I have defended you because it’s better than telling them to give up on you.
And because it hurts less than hating you.
I have paid for all their flights to see you, and even some of yours, so you saw them at all.
I reminded you to call them on their birthdays, to text them during their bad weeks, and then pretended I didn’t.
But I am the one who has been there, since day one and every day in between.
I’m the full-time mother, the part-time father, their financial advisers, their #1 fans, their Lyft service, their advocates, their therapists, and their life teachers.
I planned all their birthday parties and checked off their Christmas lists.
I reemed them when they missed classes, praised them when they got As, and consoled them when they didn’t get the grades they thought they deserved.
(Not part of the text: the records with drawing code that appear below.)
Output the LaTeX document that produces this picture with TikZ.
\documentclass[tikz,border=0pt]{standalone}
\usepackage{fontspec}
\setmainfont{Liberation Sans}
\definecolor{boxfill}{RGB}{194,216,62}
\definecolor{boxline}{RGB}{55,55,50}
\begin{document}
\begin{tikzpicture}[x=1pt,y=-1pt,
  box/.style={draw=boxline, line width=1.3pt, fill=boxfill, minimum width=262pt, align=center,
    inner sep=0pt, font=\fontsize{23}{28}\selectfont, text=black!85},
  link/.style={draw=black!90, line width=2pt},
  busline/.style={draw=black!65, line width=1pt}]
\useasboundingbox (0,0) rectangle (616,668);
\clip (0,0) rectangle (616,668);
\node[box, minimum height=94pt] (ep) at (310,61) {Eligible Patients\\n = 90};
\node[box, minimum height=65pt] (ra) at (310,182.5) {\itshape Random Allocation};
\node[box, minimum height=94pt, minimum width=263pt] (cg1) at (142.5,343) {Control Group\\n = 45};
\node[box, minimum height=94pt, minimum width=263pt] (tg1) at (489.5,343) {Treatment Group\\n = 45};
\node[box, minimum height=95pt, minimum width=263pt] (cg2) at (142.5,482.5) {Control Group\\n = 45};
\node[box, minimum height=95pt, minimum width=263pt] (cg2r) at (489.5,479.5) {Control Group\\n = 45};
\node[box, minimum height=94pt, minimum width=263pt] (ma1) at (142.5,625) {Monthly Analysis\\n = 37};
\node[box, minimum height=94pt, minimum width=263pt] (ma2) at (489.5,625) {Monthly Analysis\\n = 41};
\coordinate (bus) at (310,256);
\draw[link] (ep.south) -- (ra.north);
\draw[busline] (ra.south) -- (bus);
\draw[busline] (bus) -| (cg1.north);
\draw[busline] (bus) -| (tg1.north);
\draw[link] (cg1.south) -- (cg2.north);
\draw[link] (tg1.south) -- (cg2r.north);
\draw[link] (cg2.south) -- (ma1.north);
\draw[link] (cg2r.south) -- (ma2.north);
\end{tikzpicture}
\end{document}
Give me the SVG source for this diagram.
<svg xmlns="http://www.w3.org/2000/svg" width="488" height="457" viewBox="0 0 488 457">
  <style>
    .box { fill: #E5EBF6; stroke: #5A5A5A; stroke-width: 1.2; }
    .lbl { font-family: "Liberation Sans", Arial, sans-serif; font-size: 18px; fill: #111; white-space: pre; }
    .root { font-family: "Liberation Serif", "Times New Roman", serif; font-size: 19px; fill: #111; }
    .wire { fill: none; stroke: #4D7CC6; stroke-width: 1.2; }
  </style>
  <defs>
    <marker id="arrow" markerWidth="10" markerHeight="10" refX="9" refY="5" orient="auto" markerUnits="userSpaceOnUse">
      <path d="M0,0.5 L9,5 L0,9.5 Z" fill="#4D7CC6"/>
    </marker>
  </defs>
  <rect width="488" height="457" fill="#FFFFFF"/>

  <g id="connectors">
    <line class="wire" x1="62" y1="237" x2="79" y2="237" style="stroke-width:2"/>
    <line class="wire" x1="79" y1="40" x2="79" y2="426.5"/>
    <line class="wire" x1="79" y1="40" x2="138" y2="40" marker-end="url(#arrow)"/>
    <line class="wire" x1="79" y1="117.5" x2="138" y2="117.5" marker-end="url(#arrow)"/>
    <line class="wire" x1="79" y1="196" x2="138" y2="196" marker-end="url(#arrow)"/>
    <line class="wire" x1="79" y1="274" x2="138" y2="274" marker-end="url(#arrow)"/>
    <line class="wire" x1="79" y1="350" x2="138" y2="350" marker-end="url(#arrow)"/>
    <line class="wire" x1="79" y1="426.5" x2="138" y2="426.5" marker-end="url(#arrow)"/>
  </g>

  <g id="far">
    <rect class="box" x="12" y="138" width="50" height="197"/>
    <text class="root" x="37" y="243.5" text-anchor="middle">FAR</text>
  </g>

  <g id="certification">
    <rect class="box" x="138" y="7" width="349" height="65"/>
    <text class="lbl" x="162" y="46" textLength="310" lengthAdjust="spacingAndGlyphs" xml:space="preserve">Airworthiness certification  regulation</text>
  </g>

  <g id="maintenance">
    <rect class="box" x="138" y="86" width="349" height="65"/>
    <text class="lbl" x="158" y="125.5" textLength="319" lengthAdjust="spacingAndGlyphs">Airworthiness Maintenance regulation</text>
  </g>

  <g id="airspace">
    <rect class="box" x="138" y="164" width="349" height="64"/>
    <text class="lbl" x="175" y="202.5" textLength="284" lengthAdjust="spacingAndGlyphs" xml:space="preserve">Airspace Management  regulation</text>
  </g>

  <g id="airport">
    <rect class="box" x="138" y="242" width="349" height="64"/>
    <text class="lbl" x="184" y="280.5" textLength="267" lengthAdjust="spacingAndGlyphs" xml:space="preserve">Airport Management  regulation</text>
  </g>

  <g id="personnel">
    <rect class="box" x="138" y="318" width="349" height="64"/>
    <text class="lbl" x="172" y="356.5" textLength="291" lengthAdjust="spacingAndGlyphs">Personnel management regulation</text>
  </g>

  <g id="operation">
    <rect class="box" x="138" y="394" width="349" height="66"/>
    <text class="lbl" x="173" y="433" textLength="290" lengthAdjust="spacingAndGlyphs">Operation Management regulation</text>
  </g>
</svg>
Then I helped them look at colleges, filled out their financial aid, and edit their college applications.
I signed their car notes, reviewed their leases, scheduled all their appointments, taught them how to budget and even cook themselves dinner.
I have had the hard conversations with them, the ones about sex, heartbreak, adulting, and how to care for their mental health.
I watched and hurt with them for every single disappointment they have had since you left, and to be honest, even all the years before that.
I've taken all of their calls, including the scary ones that come after 2am.
I've picked them up, literally and figuratively, when they were lost.
I've taught them about love and loyalty, and also what bull s*** smells like.
And while you complain about child support, I creatively find ways to pay the other 90% of their expenses you think you shouldn’t have to cover.
I am the ride-or-die parent, the real-deal-superwoman-single mom, who has sacrificed much to give them lives that don’t lack, despite your absence.
So, when you ask me with callousness and undeserved annoyance, “What the hell do you want,” my simple answer is this-
Be a good dad, a better man.
Respect the mother of your children.
And show some gratitude that while our children may carry your name, they bear all of my heart.
Sigua said her inclination to write the essay was affirmed by a slew of support and encouragement.
"As for the comments and feedback I have received and seen on the internet, it's all been positive," she told "GMA."
"Many people have expressed awe in my -- and thousands of others' -- plight as a single parent. And the single parents seem overjoyed that someone has written this anthem of sorts that illustrates for the rest of the world, including the absent parents, just what it means to single parent. A lot of people have been compelled to share their own story in the comments or when they share the post."
"I'm glad," she concluded.
"I'm also pleased that most comments don't bash the absent parent, in my story or theirs. The anthem wasn't intended to bash anyone, it was intended to praise single parents and try to give the absent parent a lens into what daily life looks like for us. Single parents are some of the most resilient beings on earth, and not because we're built that way but because our children depend on us to be."